Mannheim. Um betrügerisch erschlichene Subventionen bei staatlichen Coronahilfen in Millionenhöhe geht es in einem Wirtschaftsstrafprozess am Mannheimer Landgericht. Am elften Verhandlungstag erklärt einer der beiden Angeklagten nach der Mittagspause: „Ich lege heute ein Geständnis ab und bestätige alle Vorwürfe.“
Und dann erzählt der in Spanien verhaftete und seitdem in U-Haft sitzende Unternehmer, wie alles begann, als während der Virus-Pandemie „geschäftlich nichts los war“ und er gemeinsam mit einem Heidelberger Anwalt - dieser ist ebenfalls angeklagt – ein Konzept entwickelte, um an Corona-Soforthilfen zu kommen. „Zunächst ging es um meine eigenen Firmen.“ Aber dann habe man andere Unternehmen, insbesondere nicht mehr aktive GmbH-Hüllen, erworben, um diese mit „gefakten“ Angaben für die staatlichen Antragsbedingungen passend zu machen. Von erfundenen Briefköpfen, generierten Mailadressen, falschen Unterschriften, unkorrekten Konten und Exceltabellen ist die Rede. Es habe fast einer kleinen Firma mit Ganztagsbetrieb bedurft, um das Betrugssystem samt vorgetäuschter Umsatzeinbrüche zu managen.

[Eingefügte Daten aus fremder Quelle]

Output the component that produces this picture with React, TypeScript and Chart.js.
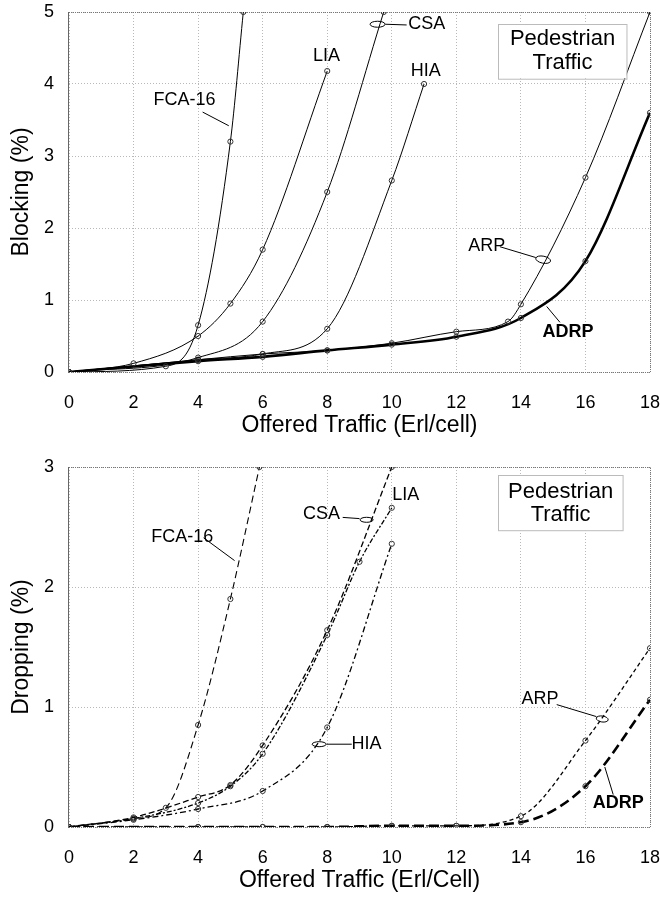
import React, { useEffect, useRef } from 'react';
import { Chart, registerables } from 'chart.js';

Chart.register(...registerables);

const FONT = '"Liberation Sans", Arial, Helvetica, sans-serif';

// ---------- Top chart: Blocking (%) ----------
const blkFcaX = [0, 3, 4, 5, 5.4];
const blkFcaY = [0, 0.08, 0.65, 3.2, 5.0];
const blkLiaX = [0, 2, 4, 5, 6, 8];
const blkLiaY = [0, 0.12, 0.5, 0.95, 1.7, 4.18];
const blkCsaX = [0, 4, 6, 8, 9.75];
const blkCsaY = [0, 0.2, 0.7, 2.5, 5.0];
const blkHiaX = [0, 4, 6, 8, 10, 11];
const blkHiaY = [0, 0.17, 0.25, 0.6, 2.66, 4.0];
const blkArpX = [0, 4, 6, 8, 10, 12, 13.6, 14, 16, 18];
const blkArpY = [0, 0.17, 0.25, 0.3, 0.4, 0.56, 0.7, 0.94, 2.7, 5.0];
const blkAdrpX = [0, 4, 6, 8, 10, 12, 14, 16, 18];
const blkAdrpY = [0, 0.15, 0.21, 0.3, 0.38, 0.49, 0.75, 1.54, 3.6];

// ---------- Bottom chart: Dropping (%) ----------
const drpFcaX = [0, 2, 3, 4, 5, 5.9];
const drpFcaY = [0, 0.07, 0.16, 0.85, 1.9, 3.0];
const drpCsaX = [0, 2, 4, 5, 6, 8, 10];
const drpCsaY = [0, 0.08, 0.25, 0.35, 0.68, 1.64, 3.0];
const drpLiaX = [0, 2, 4, 5, 6, 8, 9, 10];
const drpLiaY = [0, 0.07, 0.2, 0.34, 0.61, 1.6, 2.21, 2.66];
const drpHiaX = [0, 2, 4, 6, 8, 10];
const drpHiaY = [0, 0.06, 0.15, 0.3, 0.83, 2.36];
const drpArpX = [0, 4, 6, 8, 10, 12, 14, 16, 18];
const drpArpY = [0, 0, 0, 0, 0.01, 0.01, 0.09, 0.72, 1.49];
const drpAdrpX = [0, 4, 6, 8, 10, 12, 14, 16, 18];
const drpAdrpY = [0, 0, 0, 0, 0.01, 0.01, 0.04, 0.34, 1.06];

const xTickValues = [0, 2, 4, 6, 8, 10, 12, 14, 16, 18];
const blkYTicks = [0, 1, 2, 3, 4, 5];
const drpYTicks = [0, 1, 2, 3];

type Note = {
  text: string;
  x: number;
  y: number;
  bold?: boolean;
  leader?: number[]; // x1,y1,x2,y2 in data units
  ellipse?: number[]; // cx,cy (data), rx,ry (px), rotation
};

const blkNotes: Note[] = [
  { text: 'FCA-16', x: 3.58, y: 3.78, leader: [4.14, 3.61, 4.95, 3.42] },
  { text: 'LIA', x: 7.98, y: 4.39 },
  { text: 'CSA', x: 11.08, y: 4.83, leader: [10.46, 4.82, 9.8, 4.83], ellipse: [9.56, 4.83, 7.5, 3, 0] },
  { text: 'HIA', x: 11.05, y: 4.18 },
  { text: 'ARP', x: 12.94, y: 1.75, leader: [13.35, 1.74, 14.46, 1.59], ellipse: [14.69, 1.56, 7.5, 3.5, 0.2] },
  { text: 'ADRP', x: 15.46, y: 0.56, bold: true, leader: [15.21, 0.69, 14.8, 0.91] },
];

const drpNotes: Note[] = [
  { text: 'FCA-16', x: 3.51, y: 2.42, leader: [4.17, 2.41, 5.13, 2.22] },
  { text: 'CSA', x: 7.82, y: 2.61, leader: [8.48, 2.58, 9.0, 2.57], ellipse: [9.22, 2.56, 6.5, 2.5, 0] },
  { text: 'LIA', x: 10.43, y: 2.77 },
  { text: 'HIA', x: 9.22, y: 0.69, leader: [8.76, 0.69, 7.98, 0.69], ellipse: [7.75, 0.69, 7, 2.5, 0] },
  { text: 'ARP', x: 14.59, y: 1.07, leader: [15.11, 1.02, 16.34, 0.92], ellipse: [16.52, 0.9, 6, 3, 0.15] },
  { text: 'ADRP', x: 17.02, y: 0.2, bold: true, leader: [16.86, 0.27, 16.6, 0.5] },
];

const blkBox = { x1: 13.3, x2: 17.28, y1: 4.84, y2: 4.08, cx: 15.29, l1: 4.62, l2: 4.29 };
const drpBox = { x1: 13.3, x2: 17.16, y1: 2.93, y2: 2.47, cx: 15.23, l1: 2.79, l2: 2.6 };
const boxLines = ['Pedestrian', 'Traffic'];

function zip(xs: number[], ys: number[]) {
  return xs.map((x, i) => ({ x, y: ys[i] }));
}

function makeDataset(label: string, xs: number[], ys: number[], width: number, dash: number[]) {
  return {
    label,
    data: zip(xs, ys),
    borderColor: '#000',
    borderWidth: width,
    borderDash: dash,
    cubicInterpolationMode: 'monotone' as const,
    pointRadius: 2.6,
    pointBorderWidth: 1,
    pointBorderColor: '#333',
    pointBackgroundColor: 'rgba(255,255,255,0)',
    fill: false,
  };
}

function notesPlugin(notes: Note[], box: any) {
  return {
    id: 'notes',
    beforeDatasetsDraw(chart: any) {
      const ctx = chart.ctx;
      const a = chart.chartArea;
      ctx.save();
      ctx.strokeStyle = '#777';
      ctx.lineWidth = 1;
      ctx.setLineDash([1, 1]);
      ctx.beginPath();
      ctx.moveTo(a.left, a.top + 0.5);
      ctx.lineTo(a.right + 0.5, a.top + 0.5);
      ctx.lineTo(a.right + 0.5, a.bottom + 0.5);
      ctx.lineTo(a.left, a.bottom + 0.5);
      ctx.stroke();
      ctx.setLineDash([]);
      ctx.strokeStyle = '#666';
      ctx.beginPath();
      ctx.moveTo(a.left - 0.5, a.top);
      ctx.lineTo(a.left - 0.5, a.bottom + 1);
      ctx.stroke();
      ctx.restore();
    },
    afterDraw(chart: any) {
      const ctx = chart.ctx;
      const xs = chart.scales.x;
      const ys = chart.scales.y;
      const px = (v: number) => xs.getPixelForValue(v);
      const py = (v: number) => ys.getPixelForValue(v);
      ctx.save();
      // box
      const bx1 = px(box.x1), bx2 = px(box.x2), by1 = py(box.y1), by2 = py(box.y2);
      ctx.fillStyle = '#fff';
      ctx.fillRect(bx1, by1, bx2 - bx1, by2 - by1);
      ctx.strokeStyle = '#bbb';
      ctx.lineWidth = 1;
      ctx.strokeRect(Math.round(bx1) + 0.5, Math.round(by1) + 0.5, bx2 - bx1, by2 - by1);
      ctx.fillStyle = '#000';
      ctx.font = `22px ${FONT}`;
      ctx.textAlign = 'center';
      ctx.textBaseline = 'middle';
      ctx.fillText(boxLines[0], px(box.cx), py(box.l1));
      ctx.fillText(boxLines[1], px(box.cx), py(box.l2));

      // notes
      ctx.strokeStyle = '#000';
      ctx.lineWidth = 1;
      for (const n of notes) {
        ctx.font = `${n.bold ? 'bold ' : ''}18px ${FONT}`;
        ctx.fillStyle = '#000';
        ctx.fillText(n.text, px(n.x), py(n.y));
        if (n.leader) {
          ctx.beginPath();
          ctx.moveTo(px(n.leader[0]), py(n.leader[1]));
          ctx.lineTo(px(n.leader[2]), py(n.leader[3]));
          ctx.stroke();
        }
        if (n.ellipse) {
          ctx.beginPath();
          ctx.ellipse(px(n.ellipse[0]), py(n.ellipse[1]), n.ellipse[2], n.ellipse[3], n.ellipse[4], 0, Math.PI * 2);
          ctx.stroke();
        }
      }
      ctx.restore();
    },
  };
}

function makeConfig(
  datasets: any[],
  yMax: number,
  yTicks: number[],
  yTitle: string,
  xTitle: string,
  layout: { top: number; axisH: number; tickPad: number; titlePad: number },
  notes: Note[],
  box: any
) {
  return {
    type: 'line' as const,
    data: { datasets },
    options: {
      animation: false as const,
      responsive: false,
      devicePixelRatio: 1,
      layout: { padding: { top: layout.top, right: 10, left: 0, bottom: 0 } },
      plugins: { legend: { display: false }, tooltip: { enabled: false } },
      scales: {
        x: {
          type: 'linear' as const,
          min: 0,
          max: 18,
          afterBuildTicks: (s: any) => {
            s.ticks = xTickValues.map((v) => ({ value: v }));
          },
          afterFit: (s: any) => {
            s.height = layout.axisH;
            s.paddingLeft = 0;
            s.paddingRight = 0;
          },
          border: { display: false, dash: [1, 2] },
          grid: { color: '#b8b8b8', lineWidth: 1, drawTicks: false },
          ticks: {
            font: { family: FONT, size: 18 },
            color: '#000',
            padding: layout.tickPad,
            maxRotation: 0,
            autoSkip: false,
          },
          title: {
            display: true,
            text: xTitle,
            font: { family: FONT, size: 23 },
            color: '#000',
            padding: { top: 0, bottom: layout.titlePad },
          },
        },
        y: {
          type: 'linear' as const,
          min: 0,
          max: yMax,
          afterBuildTicks: (s: any) => {
            s.ticks = yTicks.map((v) => ({ value: v }));
          },
          afterFit: (s: any) => {
            s.width = 69;
            s.paddingTop = 0;
            s.paddingBottom = 0;
          },
          border: { display: false, dash: [1, 2] },
          grid: { color: '#b8b8b8', lineWidth: 1, drawTicks: false },
          ticks: {
            font: { family: FONT, size: 18 },
            color: '#000',
            padding: 15,
          },
          title: {
            display: true,
            text: yTitle,
            font: { family: FONT, size: 23 },
            color: '#000',
            padding: { top: 8, bottom: 0 },
          },
        },
      },
      elements: { line: { borderJoinStyle: 'round' as const } },
    },
    plugins: [notesPlugin(notes, box)],
  };
}

function ChartCanvas({ config, width, height }: { config: any; width: number; height: number }) {
  const ref = useRef<HTMLCanvasElement | null>(null);
  useEffect(() => {
    if (!ref.current) return;
    const chart = new Chart(ref.current, config);
    return () => chart.destroy();
  }, [config]);
  return <canvas ref={ref} width={width} height={height} style={{ display: 'block', width, height }} />;
}

const blkConfig = makeConfig(
  [
    makeDataset('FCA-16', blkFcaX, blkFcaY, 1, []),
    makeDataset('LIA', blkLiaX, blkLiaY, 1, []),
    makeDataset('CSA', blkCsaX, blkCsaY, 1, []),
    makeDataset('HIA', blkHiaX, blkHiaY, 1, []),
    makeDataset('ARP', blkArpX, blkArpY, 1, []),
    makeDataset('ADRP', blkAdrpX, blkAdrpY, 2.6, []),
  ],
  5,
  blkYTicks,
  'Blocking (%)',
  'Offered Traffic (Erl/cell)',
  { top: 12, axisH: 445 - 372, tickPad: 20, titlePad: 6 },
  blkNotes,
  blkBox
);

const drpConfig = makeConfig(
  [
    makeDataset('FCA-16', drpFcaX, drpFcaY, 1.1, [7, 4]),
    makeDataset('CSA', drpCsaX, drpCsaY, 1.3, [6, 3]),
    makeDataset('LIA', drpLiaX, drpLiaY, 1.3, [5, 2, 2, 2]),
    makeDataset('HIA', drpHiaX, drpHiaY, 1.3, [6, 3, 2, 3]),
    makeDataset('ARP', drpArpX, drpArpY, 1.3, [4, 3]),
    makeDataset('ADRP', drpAdrpX, drpAdrpY, 2.6, [10, 5]),
  ],
  3,
  drpYTicks,
  'Dropping (%)',
  'Offered Traffic (Erl/Cell)',
  { top: 22, axisH: 452 - 382, tickPad: 20, titlePad: 3 },
  drpNotes,
  drpBox
);

export default function App() {
  return (
    <div style={{ position: 'absolute', left: 0, top: 0, width: 660, height: 897, background: '#fff' }}>
      <ChartCanvas config={blkConfig} width={660} height={445} />
      <ChartCanvas config={drpConfig} width={660} height={452} />
    </div>
  );
}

Rund 330.000 Euro und ein gebrauchter roter Porsche als Provision
Laut Anklage wurden um die 60 Unternehmen beziehungsweise Konten für Hilfszahlungen eröffnet. Ehe der Schwindel aufflog, sollen von 23,6 Millionen zu Unrecht beantragten Euro bereits dreieinhalb Millionen bewilligt und überwiesen worden sein. Der Kammervorsitzende Boos erkundigt sich, wer von den ausgezahlten Unterstützungssummen wie viel bekommen hat. Der Endfünfziger erklärt, mit um die 800.000 Euro der Hauptprofiteur gewesen zu sein und damit in Spanien Haus und Boot gekauft zu haben. Rund 330.000 Euro, außerdem einen gebrauchten roten Porsche, habe der Jurist an Provisionen erhalten.

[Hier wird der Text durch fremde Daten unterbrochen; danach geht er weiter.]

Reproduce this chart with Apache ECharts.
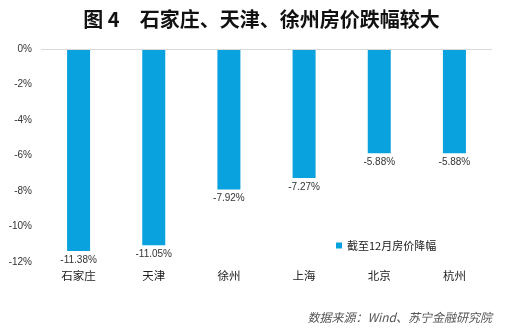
<!DOCTYPE html>
<html><head><meta charset="utf-8">
<script src="https://cdn.jsdelivr.net/npm/echarts@6/dist/echarts.min.js"></script>
<style>html,body{margin:0;padding:0;background:#fff}#c{width:523px;height:329px}</style>
</head><body><div id="c"></div>
<script>
const categories = ['石家庄','天津','徐州','上海','北京','杭州'];
const values = [-11.38, -11.05, -7.92, -7.27, -5.88, -5.88];
const seriesName = '截至12月房价降幅';
const titleText = '图 4\u3000石家庄、天津、徐州房价跌幅较大';
const sourceText = '数据来源：Wind、苏宁金融研究院';

const chart = echarts.init(document.getElementById('c'));
chart.setOption({
  animation: false,
  title: [{
    text: titleText, left: 'center', top: 4,
    textStyle: {fontFamily: 'Noto Sans CJK SC', fontSize: 20, fontWeight: 'bold', color: '#111'}
  },{
    text: sourceText, right: 26, top: 306,
    textStyle: {fontFamily: 'Noto Sans CJK SC', fontSize: 12, fontWeight: 'normal', fontStyle: 'italic', color: '#555'}
  }],
  legend: {
    data: [seriesName], left: 331, top: 235,
    itemWidth: 6, itemHeight: 6, itemGap: 3, icon: 'rect',
    textStyle: {fontFamily: 'Noto Sans CJK SC', fontSize: 11, color: '#222'}
  },
  grid: {left: 41, right: 31, top: 49, bottom: 67},
  xAxis: {
    type: 'category', data: categories, position: 'bottom',
    axisLine: {show: false}, axisTick: {show: false},
    axisLabel: {fontFamily: 'Noto Sans CJK SC', fontSize: 11.5, color: '#222', margin: 8}
  },
  yAxis: {
    type: 'value', min: -12, max: 0, interval: 2,
    splitLine: {show: false},
    axisLine: {show: false}, axisTick: {show: false},
    axisLabel: {formatter: v => v + '%', fontFamily: 'Liberation Sans', fontSize: 10, color: '#333', margin: 9}
  },
  series: [{
    name: seriesName, type: 'bar', data: values, barWidth: 23,
    itemStyle: {color: '#0AA2DE'},
    label: {show: true, position: 'bottom', distance: 4, formatter: p => p.value.toFixed(2) + '%',
      fontFamily: 'Liberation Sans', fontSize: 10, color: '#333'},
    markLine: {
      silent: true, symbol: 'none', label: {show: false},
      lineStyle: {color: '#d9d9d9', type: 'solid', width: 1},
      data: [{yAxis: 0}]
    }
  }]
});
</script></body></html>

Dessen Aufgabe sei gewesen, als prüfender Rechtsanwalt sämtliche Anträge zwischen September 2020 und Mitte Juni 2022 einzureichen. Außerdem habe der Heidelberger Mitstreiter übernommen, „alles zu steuern – was er auch lange gut hingekriegt hat“. 25.000 Euro seien an einen älteren Geschäftsfreund gegangen, der beispielsweise Termine beim Notar wahrnahm. Im Falle des in Norddeutschland lebenden, gesundheitlich angeschlagenen Mittachtzigers hat die Kammer das Verfahren abgetrennt. Was mit dem restlichen Geld geschehen ist, will das Gericht wissen. Dies soll laut Aussage für Honorare, Miete, GmbH-Käufe und Spesen darauf gegangen sein.
Geschäftsleute aus ganz Deutschland befragt
Die beiden fast gleichaltrigen Angeklagten (Jahrgang 1967 und 1966) könnten unterschiedlicher nicht auftreten - auch in der Kleiderwahl. Während der bislang allein geständige Unternehmer labbrige T-Shirts bevorzugt, erscheint der ebenfalls aus dem Gefängnis vorgeführte Anwalt stets in Anzug, Hemd und Krawatte. Der Jurist soll inzwischen psychiatrisch untersucht worden sein – es geht wohl um das Abklären der Schuldfähigkeit.
Inzwischen hat die Kammer aus ganz Deutschland Geschäftsleute befragt, die eine nicht mehr aktive Gesellschaft verkauft haben und später im Zuge polizeilicher Ermittlungen erfuhren, dass in ihrem Namen stattliche Pandemiehilfen mit erfundenen Zahlen beantragt worden sind.